Prompt –
Look through the data below. Collect every line where the word "this" occurs.

Information shown –
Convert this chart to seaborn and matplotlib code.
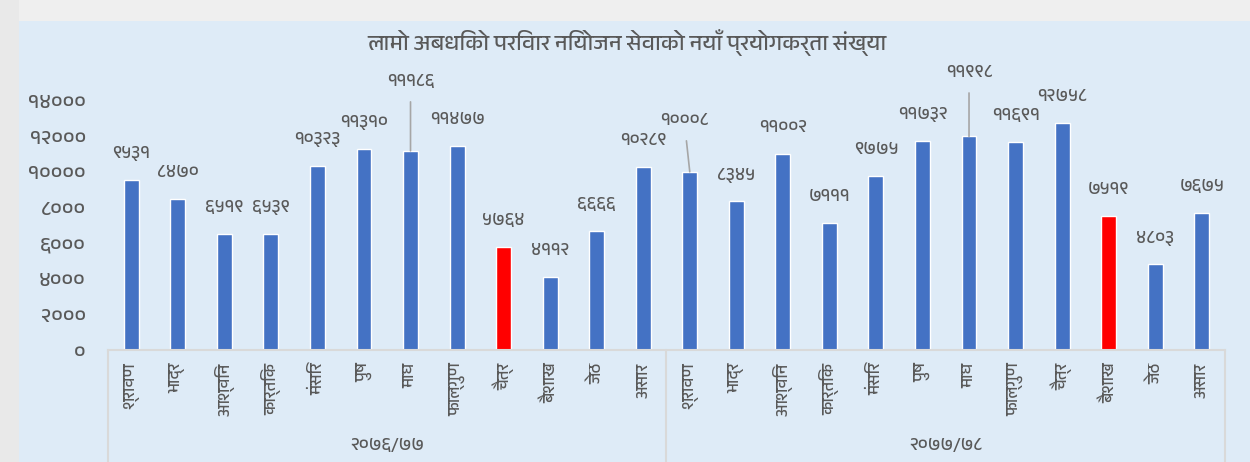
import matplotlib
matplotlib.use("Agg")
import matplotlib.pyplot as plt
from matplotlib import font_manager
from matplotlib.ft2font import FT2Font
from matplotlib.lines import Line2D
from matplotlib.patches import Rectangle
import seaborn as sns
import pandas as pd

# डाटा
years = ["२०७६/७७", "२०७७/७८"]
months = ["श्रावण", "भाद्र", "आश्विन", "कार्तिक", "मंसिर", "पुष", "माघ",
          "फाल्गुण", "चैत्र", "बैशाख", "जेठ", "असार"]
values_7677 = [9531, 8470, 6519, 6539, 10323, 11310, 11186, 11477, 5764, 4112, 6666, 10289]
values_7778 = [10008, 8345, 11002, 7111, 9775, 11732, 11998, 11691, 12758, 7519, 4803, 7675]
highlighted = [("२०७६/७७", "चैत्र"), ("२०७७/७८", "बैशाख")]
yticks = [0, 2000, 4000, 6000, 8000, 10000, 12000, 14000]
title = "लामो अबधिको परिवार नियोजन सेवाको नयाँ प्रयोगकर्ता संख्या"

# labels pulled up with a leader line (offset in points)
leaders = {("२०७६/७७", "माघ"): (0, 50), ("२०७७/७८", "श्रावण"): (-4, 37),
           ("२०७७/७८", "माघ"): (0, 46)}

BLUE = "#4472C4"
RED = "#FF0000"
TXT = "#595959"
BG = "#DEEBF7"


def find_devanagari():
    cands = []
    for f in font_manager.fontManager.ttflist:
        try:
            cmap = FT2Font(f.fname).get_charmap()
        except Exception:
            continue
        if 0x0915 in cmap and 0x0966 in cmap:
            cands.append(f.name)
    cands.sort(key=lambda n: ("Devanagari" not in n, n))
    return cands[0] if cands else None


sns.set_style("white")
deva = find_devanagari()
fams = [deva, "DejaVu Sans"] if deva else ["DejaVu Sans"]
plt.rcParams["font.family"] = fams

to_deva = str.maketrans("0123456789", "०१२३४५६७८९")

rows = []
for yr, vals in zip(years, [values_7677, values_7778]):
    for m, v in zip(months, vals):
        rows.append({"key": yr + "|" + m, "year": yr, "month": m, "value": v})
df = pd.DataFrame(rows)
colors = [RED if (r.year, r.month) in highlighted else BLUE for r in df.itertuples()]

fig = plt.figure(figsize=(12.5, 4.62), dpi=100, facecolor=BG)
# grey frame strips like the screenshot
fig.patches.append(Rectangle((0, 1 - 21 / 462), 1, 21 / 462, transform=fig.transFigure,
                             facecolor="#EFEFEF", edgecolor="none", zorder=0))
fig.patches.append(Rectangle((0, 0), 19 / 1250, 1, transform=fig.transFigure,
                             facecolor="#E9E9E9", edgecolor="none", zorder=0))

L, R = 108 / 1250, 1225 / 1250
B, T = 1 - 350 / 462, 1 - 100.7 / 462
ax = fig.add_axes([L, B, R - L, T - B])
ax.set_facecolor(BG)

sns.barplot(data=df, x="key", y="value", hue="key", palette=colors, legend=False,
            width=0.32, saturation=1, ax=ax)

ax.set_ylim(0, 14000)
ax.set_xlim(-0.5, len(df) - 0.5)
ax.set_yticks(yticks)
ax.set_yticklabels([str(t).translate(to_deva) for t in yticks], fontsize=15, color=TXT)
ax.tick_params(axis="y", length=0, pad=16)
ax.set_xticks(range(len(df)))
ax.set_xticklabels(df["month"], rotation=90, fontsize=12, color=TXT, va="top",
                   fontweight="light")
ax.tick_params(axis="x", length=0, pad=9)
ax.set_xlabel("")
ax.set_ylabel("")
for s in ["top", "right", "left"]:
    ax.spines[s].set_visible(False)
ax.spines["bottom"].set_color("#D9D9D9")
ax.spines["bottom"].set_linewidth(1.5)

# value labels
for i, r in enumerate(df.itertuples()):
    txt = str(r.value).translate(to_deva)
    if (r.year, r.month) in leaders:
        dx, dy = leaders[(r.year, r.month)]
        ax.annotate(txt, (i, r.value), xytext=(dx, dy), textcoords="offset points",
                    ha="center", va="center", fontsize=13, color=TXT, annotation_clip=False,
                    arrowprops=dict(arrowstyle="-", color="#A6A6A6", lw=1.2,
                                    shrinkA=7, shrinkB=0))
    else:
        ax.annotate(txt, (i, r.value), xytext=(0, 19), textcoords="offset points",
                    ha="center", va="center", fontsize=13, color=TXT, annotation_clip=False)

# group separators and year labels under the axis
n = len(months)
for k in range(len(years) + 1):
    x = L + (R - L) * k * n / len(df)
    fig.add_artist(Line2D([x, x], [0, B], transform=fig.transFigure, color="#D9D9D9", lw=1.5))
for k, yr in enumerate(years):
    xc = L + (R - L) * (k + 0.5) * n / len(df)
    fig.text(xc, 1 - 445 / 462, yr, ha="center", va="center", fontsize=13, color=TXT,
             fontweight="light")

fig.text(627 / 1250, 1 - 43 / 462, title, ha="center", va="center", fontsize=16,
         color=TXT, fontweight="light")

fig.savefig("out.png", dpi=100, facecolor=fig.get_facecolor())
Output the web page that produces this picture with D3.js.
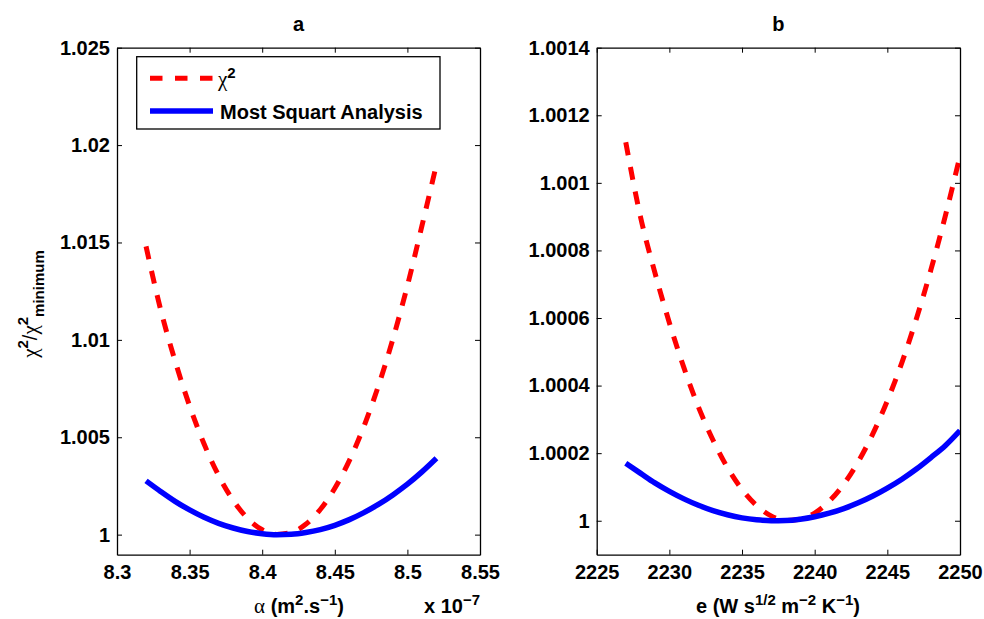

The answer –
Convert this chart to seaborn and matplotlib code.
Output the web page that produces this picture with D3.js.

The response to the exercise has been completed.